Soon the geography of the campus will better reflect this. The plan is to develop traffic calming measures on the main road - no mean feat - to create a more unified Hope Park campus.
Key to the complex will be a new library, already under construction, to be named the Sheppard/Worlock Library after Liverpool's two best-known religious reconcilers.
The end of the pairing of Derek Worlock, the late Catholic archbishop, and David Sheppard, who retires as Anglican bishop next year, marks the beginning of an era in Anglo-Catholic relations.
Simon Lee, college rector and chief executive, says this is no bad thing. "People who felt that too much media attention was going to Worlock and Sheppard - although I don't share their views - feel they can now get on with it.
"Worlock and Sheppard weren't the only ecumenists. I think they have done a fantastic job but there is a natural rhythm to it and now is the time for an appreciation of a wider involvement," he said.
Negotiations are underway for Liverpool Hope to lease a site in the Albert Dock development to provide a "shop window" for the university and churches.
Next, it plans to move into premises in Toxteth to help co-ordinate and support a number of community groups in Liverpool's most notoriously deprived area.

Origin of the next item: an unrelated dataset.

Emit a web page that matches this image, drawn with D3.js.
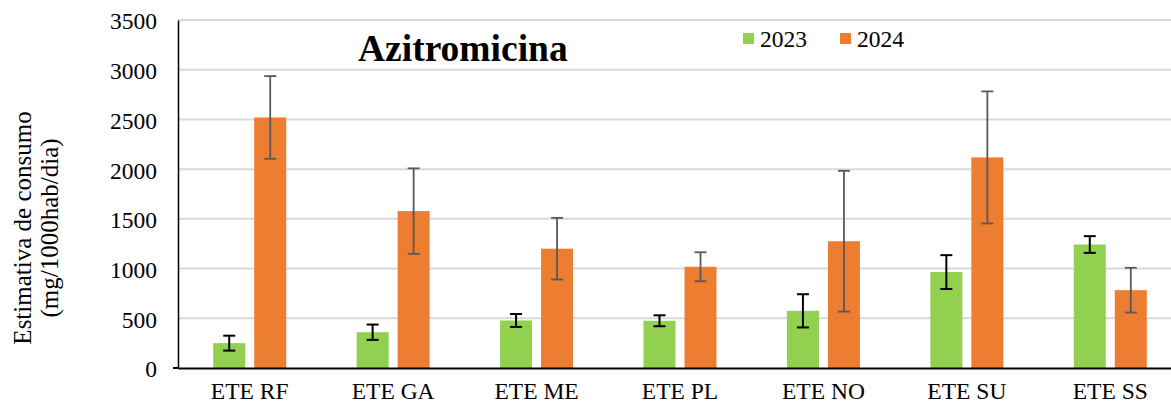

Finally, and more long term, the university plans to develop a church site in West Everton, location of many a Protestant/Catholic clash, to provide a concert hall, arts and design centre and student accommodation. This project will help clean-up a suburb considered a night-time no-go area and link it with the city centre. The scheme depends on National Lottery cash, a bugbear of Bishop Sheppard, chairman of university governors.